The general rule for optimization is: move to back-end as much as possible.

Having said this, you will always find yourself in a trade-off between query performance and total memory of your data model. If total memory is not a problem, the best practice defined by Microsoft is to perform sum of individual columns.

Here is my approach:
1. Modify M-query to add 4 new columns we will use as field to aggregate. In general, do prefer modifying the data source instead of creating Calculated Columns. The resulting data source should be the following:

+----+-----------+--------+-------+-------+-------+-------+
| id | predicted | actual | TP_fl | TN_fl | FP_fl | FN_fl |
+----+-----------+--------+-------+-------+-------+-------+
|  1 |         0 |      0 |     0 |     1 |     0 |     0 |
|  2 |         0 |      0 |     0 |     1 |     0 |     0 |
|  3 |         0 |      1 |     0 |     0 |     0 |     1 |
|  4 |         1 |      1 |     1 |     0 |     0 |     0 |
|  5 |         1 |      1 |     1 |     0 |     0 |     0 |
|  6 |         1 |      0 |     0 |     0 |     1 |     0 |
|  7 |         1 |      0 |     0 |     0 |     1 |     0 |
+----+-----------+--------+-------+-------+-------+-------+

Next, let's define the base measures:

[TP] := SUM('Eval'[TP_fl]) [TN] := SUM('Eval'[TN_fl]) [FP] := SUM('Eval'[FP_fl]) [FN] := SUM('Eval'[FN_fl])

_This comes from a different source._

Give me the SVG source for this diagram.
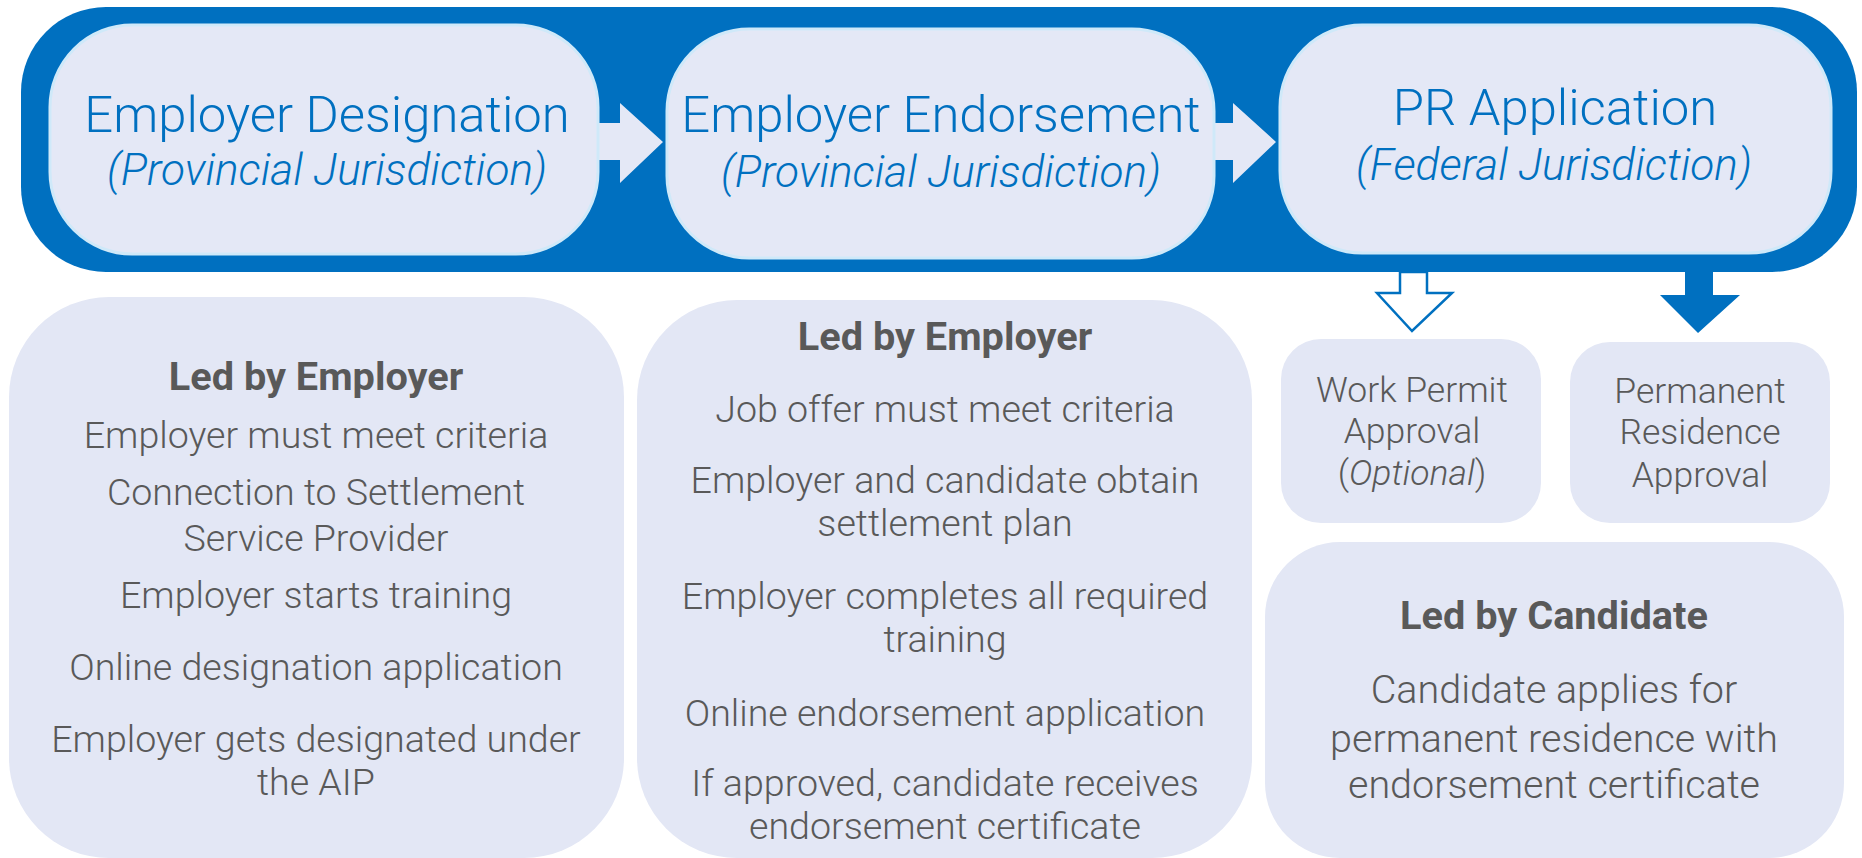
<svg xmlns="http://www.w3.org/2000/svg" width="1862" height="858" viewBox="0 0 1862 858">
<style>
.pill{fill:#E4E8F6;stroke:#CFE9F9;stroke-width:3}
.panel{fill:#E3E7F5}
.ht{font-family:Roboto,"Open Sans",sans-serif;font-weight:300;fill:#0070C0;text-anchor:middle;font-size:50.8px}
.hi{font-family:Roboto,"Open Sans",sans-serif;font-weight:300;font-style:italic;fill:#0070C0;text-anchor:middle;font-size:44.2px}
.bt{font-family:Roboto,"Open Sans",sans-serif;font-weight:300;fill:#595959;text-anchor:middle;font-size:37.6px}
.ct{font-family:Roboto,"Open Sans",sans-serif;font-weight:300;fill:#595959;text-anchor:middle;font-size:39.5px}
.st{font-family:Roboto,"Open Sans",sans-serif;font-weight:300;fill:#595959;text-anchor:middle;font-size:35.5px}
.tt{font-family:Roboto,"Open Sans",sans-serif;font-weight:700;fill:#595959;text-anchor:middle;font-size:39.7px}
</style>
<rect width="1862" height="858" fill="#FFFFFF"/>
<g id="band"><rect x="21" y="7" width="1836" height="265" rx="85" fill="#0070C0"/></g>
<g id="connectors">
<path d="M590,123 L620,123 L620,103 L663,142 L620,183 L620,160 L590,160 Z" fill="#E4E8F6"/>
<path d="M1205,123 L1233,123 L1233,103 L1276,142 L1233,183 L1233,160 L1205,160 Z" fill="#E4E8F6"/>
<path d="M1400,272 L1427,272 L1427,293 L1452,293 L1412,331 L1377,293 L1400,293 Z" fill="#FFFFFF" stroke="#0070C0" stroke-width="2.5" stroke-linejoin="miter"/>
<path d="M1685,268 L1713,268 L1713,295 L1740,295 L1698,333 L1660,295 L1685,295 Z" fill="#0070C0"/>
</g>
<g id="designation">
<rect class="pill" x="50" y="25" width="548" height="229" rx="82"/>
<text class="ht" x="327" y="132">Employer Designation</text>
<text class="hi" x="327" y="185">(Provincial Jurisdiction)</text>
</g>
<g id="endorsement">
<rect class="pill" x="667" y="29" width="547" height="229" rx="82"/>
<text class="ht" x="941" y="132">Employer Endorsement</text>
<text class="hi" x="941" y="187">(Provincial Jurisdiction)</text>
</g>
<g id="pr-application">
<rect class="pill" x="1280" y="25" width="551" height="228" rx="82"/>
<text class="ht" x="1555" y="125">PR Application</text>
<text class="hi" x="1554" y="180">(Federal Jurisdiction)</text>
</g>
<g id="designation-steps">
<rect class="panel" x="9" y="297" width="615" height="561" rx="100"/>
<text class="tt" x="316" y="390">Led by Employer</text>
<text class="bt" x="316" y="448">Employer must meet criteria</text>
<text class="bt" x="316" y="505">Connection to Settlement</text>
<text class="bt" x="316" y="551">Service Provider</text>
<text class="bt" x="316" y="608">Employer starts training</text>
<text class="bt" x="316" y="680">Online designation application</text>
<text class="bt" x="316" y="752">Employer gets designated under</text>
<text class="bt" x="316" y="795">the AIP</text>
</g>
<g id="endorsement-steps">
<rect class="panel" x="637" y="300" width="615" height="558" rx="100"/>
<text class="tt" x="945" y="350">Led by Employer</text>
<text class="bt" x="945" y="422">Job offer must meet criteria</text>
<text class="bt" x="945" y="493">Employer and candidate obtain</text>
<text class="bt" x="945" y="536">settlement plan</text>
<text class="bt" x="945" y="609">Employer completes all required</text>
<text class="bt" x="945" y="652">training</text>
<text class="bt" x="945" y="726">Online endorsement application</text>
<text class="bt" x="945" y="796">If approved, candidate receives</text>
<text class="bt" x="945" y="839">endorsement certificate</text>
</g>
<g id="work-permit">
<rect class="panel" x="1281" y="339" width="260" height="184" rx="40"/>
<text class="st" x="1412" y="402">Work Permit</text>
<text class="st" x="1412" y="443">Approval</text>
<text class="st" x="1412" y="485">(<tspan font-style="italic">Optional</tspan>)</text>
</g>
<g id="pr-approval">
<rect class="panel" x="1570" y="342" width="260" height="181" rx="40"/>
<text class="st" x="1700" y="403">Permanent</text>
<text class="st" x="1700" y="444">Residence</text>
<text class="st" x="1700" y="487">Approval</text>
</g>
<g id="candidate-steps">
<rect class="panel" x="1265" y="542" width="579" height="316" rx="75"/>
<text class="tt" x="1554" y="629">Led by Candidate</text>
<text class="ct" x="1554" y="703">Candidate applies for</text>
<text class="ct" x="1554" y="752">permanent residence with</text>
<text class="ct" x="1554" y="798">endorsement certificate</text>
</g>
</svg>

Please note the following measures are based on the assumption Eval[Id] is the Primary Key of Eval table, as in your example.

Finally, let's define complex measures which are calculated using above base measures:

[Precision] := VAR _TP = [TP] RETURN DIVIDE(_TP,_TP +[FP]) [Recall] := VAR _TP = [TP] RETURN DIVIDE(_TP,_TP + [FN]) [F1 Score] := VAR _TP = [TP] VAR _FP = [_FP] VAR FN_ = [_FN] VAR _PRECISION = DIVIDE(_TP,_TP +[FP]) VAR _RECALL = DIVIDE(_TP,_TP + [FN]) RETURN 2*DIVIDE(_PRECISION * _RECALL, _PRECISION + _RECALL)

Two important remarks:

In complex measures, the use of variables is key to avoid wasting computing time.
This optimal answer is against software engineering principle of redundant code. As explained there is always a trade-off. In this scenario, mathematical formulas won't change.